== Exercise directions ==
Copy each line of the entries beneath that contains the word "this".

== Entries supplied ==
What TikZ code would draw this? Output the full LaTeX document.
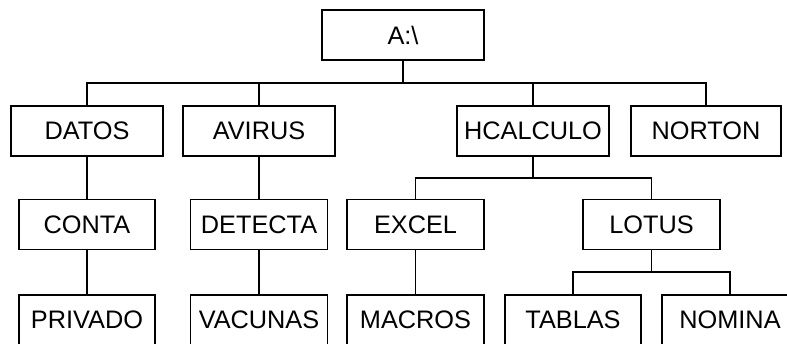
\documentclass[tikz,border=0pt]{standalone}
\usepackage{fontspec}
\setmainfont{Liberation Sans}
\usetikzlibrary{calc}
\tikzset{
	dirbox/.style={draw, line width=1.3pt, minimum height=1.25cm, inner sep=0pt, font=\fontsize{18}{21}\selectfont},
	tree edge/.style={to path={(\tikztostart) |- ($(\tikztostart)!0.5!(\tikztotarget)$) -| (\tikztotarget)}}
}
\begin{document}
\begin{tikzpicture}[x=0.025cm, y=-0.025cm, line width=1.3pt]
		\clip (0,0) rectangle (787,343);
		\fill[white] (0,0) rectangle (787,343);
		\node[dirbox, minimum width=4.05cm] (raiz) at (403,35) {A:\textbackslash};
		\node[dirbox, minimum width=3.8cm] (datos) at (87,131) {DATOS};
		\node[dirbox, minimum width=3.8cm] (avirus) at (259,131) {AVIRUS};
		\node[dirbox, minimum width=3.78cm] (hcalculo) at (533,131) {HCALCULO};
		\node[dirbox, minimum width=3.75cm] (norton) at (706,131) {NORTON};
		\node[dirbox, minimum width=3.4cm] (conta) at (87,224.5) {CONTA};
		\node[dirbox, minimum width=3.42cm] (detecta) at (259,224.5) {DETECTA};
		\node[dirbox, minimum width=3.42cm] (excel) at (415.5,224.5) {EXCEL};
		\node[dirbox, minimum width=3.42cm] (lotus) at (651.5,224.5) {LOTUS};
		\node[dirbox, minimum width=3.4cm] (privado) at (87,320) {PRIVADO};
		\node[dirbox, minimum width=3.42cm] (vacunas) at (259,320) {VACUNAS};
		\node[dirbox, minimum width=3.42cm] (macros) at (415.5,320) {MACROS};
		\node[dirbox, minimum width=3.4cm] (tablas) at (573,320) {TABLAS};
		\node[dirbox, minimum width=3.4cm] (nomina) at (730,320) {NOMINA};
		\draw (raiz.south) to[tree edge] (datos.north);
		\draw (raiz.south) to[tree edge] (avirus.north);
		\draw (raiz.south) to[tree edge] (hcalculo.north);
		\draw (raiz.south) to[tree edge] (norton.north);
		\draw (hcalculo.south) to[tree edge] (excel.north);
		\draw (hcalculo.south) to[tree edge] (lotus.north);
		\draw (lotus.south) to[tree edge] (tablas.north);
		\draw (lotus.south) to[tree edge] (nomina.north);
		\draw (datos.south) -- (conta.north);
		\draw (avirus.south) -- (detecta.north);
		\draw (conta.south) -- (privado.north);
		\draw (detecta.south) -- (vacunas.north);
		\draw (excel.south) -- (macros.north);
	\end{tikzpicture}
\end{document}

---

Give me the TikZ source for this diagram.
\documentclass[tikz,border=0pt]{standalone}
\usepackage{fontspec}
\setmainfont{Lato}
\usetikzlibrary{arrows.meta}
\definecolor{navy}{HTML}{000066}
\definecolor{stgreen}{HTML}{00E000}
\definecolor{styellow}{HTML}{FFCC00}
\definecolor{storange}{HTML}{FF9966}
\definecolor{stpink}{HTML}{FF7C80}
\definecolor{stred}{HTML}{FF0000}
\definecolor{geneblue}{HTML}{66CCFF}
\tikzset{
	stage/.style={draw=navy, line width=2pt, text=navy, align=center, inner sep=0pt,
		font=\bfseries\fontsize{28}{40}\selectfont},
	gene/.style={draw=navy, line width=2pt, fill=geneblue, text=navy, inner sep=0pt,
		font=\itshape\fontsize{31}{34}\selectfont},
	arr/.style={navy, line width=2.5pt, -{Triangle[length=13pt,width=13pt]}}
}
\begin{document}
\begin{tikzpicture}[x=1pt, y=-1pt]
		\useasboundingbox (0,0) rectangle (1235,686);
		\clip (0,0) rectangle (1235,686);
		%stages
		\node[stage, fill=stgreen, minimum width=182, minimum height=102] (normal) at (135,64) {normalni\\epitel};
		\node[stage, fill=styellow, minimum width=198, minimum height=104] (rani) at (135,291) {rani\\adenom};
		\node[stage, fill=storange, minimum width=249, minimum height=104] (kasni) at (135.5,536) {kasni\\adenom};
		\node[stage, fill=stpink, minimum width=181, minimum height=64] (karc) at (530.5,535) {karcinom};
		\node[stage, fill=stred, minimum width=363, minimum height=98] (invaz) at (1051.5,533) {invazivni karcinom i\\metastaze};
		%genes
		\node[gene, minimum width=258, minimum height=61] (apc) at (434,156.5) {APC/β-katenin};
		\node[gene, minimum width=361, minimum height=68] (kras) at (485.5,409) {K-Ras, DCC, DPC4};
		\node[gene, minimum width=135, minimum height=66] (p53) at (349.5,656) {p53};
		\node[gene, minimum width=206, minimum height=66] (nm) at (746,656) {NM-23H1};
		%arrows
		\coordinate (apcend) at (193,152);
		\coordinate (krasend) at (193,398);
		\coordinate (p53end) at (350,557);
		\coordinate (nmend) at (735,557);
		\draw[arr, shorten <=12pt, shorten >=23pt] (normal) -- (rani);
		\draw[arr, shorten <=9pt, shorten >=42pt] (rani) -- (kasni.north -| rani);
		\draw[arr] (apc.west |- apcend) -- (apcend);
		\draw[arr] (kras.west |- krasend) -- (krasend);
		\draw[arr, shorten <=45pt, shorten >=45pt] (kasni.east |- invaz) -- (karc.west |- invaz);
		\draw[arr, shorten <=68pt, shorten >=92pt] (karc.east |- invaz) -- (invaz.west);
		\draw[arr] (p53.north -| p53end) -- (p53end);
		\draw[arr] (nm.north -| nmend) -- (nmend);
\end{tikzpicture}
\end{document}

==

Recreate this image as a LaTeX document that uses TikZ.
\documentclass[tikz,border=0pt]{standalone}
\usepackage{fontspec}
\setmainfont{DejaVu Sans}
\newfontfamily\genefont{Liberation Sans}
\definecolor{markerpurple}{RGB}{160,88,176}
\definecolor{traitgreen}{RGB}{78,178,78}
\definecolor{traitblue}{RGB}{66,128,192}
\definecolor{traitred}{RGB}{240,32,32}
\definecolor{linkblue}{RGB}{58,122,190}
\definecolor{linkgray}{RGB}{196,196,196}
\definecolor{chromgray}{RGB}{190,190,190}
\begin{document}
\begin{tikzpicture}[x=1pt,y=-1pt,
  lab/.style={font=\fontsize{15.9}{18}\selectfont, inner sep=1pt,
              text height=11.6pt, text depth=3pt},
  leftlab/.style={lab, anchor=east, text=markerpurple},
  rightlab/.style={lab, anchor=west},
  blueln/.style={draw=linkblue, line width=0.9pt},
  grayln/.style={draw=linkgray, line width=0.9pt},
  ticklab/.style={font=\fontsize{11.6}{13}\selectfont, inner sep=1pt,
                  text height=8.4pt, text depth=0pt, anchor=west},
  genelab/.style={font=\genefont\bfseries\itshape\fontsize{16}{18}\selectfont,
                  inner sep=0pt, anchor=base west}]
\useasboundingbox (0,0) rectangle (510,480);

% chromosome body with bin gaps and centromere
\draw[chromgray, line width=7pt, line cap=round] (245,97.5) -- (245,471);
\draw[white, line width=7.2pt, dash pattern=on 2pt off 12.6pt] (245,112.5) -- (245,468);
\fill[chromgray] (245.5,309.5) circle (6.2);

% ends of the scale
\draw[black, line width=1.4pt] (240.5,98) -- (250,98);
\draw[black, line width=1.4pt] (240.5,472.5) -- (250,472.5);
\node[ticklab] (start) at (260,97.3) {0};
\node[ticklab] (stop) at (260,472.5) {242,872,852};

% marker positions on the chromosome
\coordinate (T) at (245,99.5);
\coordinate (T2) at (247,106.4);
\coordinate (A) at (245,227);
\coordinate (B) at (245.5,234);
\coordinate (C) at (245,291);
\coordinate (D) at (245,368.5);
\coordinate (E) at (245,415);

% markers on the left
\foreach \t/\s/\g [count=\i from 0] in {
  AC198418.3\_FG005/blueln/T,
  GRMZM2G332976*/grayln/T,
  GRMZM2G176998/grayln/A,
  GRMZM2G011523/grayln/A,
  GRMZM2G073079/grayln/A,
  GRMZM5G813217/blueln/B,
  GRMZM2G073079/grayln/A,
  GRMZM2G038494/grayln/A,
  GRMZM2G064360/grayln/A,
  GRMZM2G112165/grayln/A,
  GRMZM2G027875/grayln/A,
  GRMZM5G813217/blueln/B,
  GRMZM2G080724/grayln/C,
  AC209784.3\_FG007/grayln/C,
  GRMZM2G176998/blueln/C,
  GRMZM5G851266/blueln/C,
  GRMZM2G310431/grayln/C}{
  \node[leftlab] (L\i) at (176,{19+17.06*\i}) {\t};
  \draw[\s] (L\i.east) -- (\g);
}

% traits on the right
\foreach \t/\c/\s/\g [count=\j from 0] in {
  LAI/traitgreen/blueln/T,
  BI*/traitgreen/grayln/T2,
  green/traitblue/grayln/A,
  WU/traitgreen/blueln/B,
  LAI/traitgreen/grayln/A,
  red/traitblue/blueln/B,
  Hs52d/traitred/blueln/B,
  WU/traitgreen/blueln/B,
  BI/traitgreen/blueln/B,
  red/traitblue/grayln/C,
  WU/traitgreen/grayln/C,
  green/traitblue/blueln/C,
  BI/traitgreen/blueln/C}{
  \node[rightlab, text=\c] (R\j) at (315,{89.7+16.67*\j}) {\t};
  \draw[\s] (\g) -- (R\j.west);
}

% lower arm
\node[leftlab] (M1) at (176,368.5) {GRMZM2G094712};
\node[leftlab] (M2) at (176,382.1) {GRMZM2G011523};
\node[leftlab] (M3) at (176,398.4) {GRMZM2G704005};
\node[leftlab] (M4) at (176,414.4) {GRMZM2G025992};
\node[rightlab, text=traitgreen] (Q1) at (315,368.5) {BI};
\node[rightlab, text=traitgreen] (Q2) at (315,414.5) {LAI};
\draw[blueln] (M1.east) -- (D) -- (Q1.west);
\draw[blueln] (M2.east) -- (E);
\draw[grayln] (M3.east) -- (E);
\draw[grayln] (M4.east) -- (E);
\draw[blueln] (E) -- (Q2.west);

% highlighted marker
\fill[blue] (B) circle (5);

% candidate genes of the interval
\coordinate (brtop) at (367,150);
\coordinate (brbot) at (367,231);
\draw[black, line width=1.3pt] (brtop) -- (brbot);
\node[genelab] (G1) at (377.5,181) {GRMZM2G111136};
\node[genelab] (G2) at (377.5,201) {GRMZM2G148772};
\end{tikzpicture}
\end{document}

== Exercise output ==
What TikZ code would draw this? Output the full LaTeX document.
Give me the TikZ source for this diagram.
Recreate this image as a LaTeX document that uses TikZ.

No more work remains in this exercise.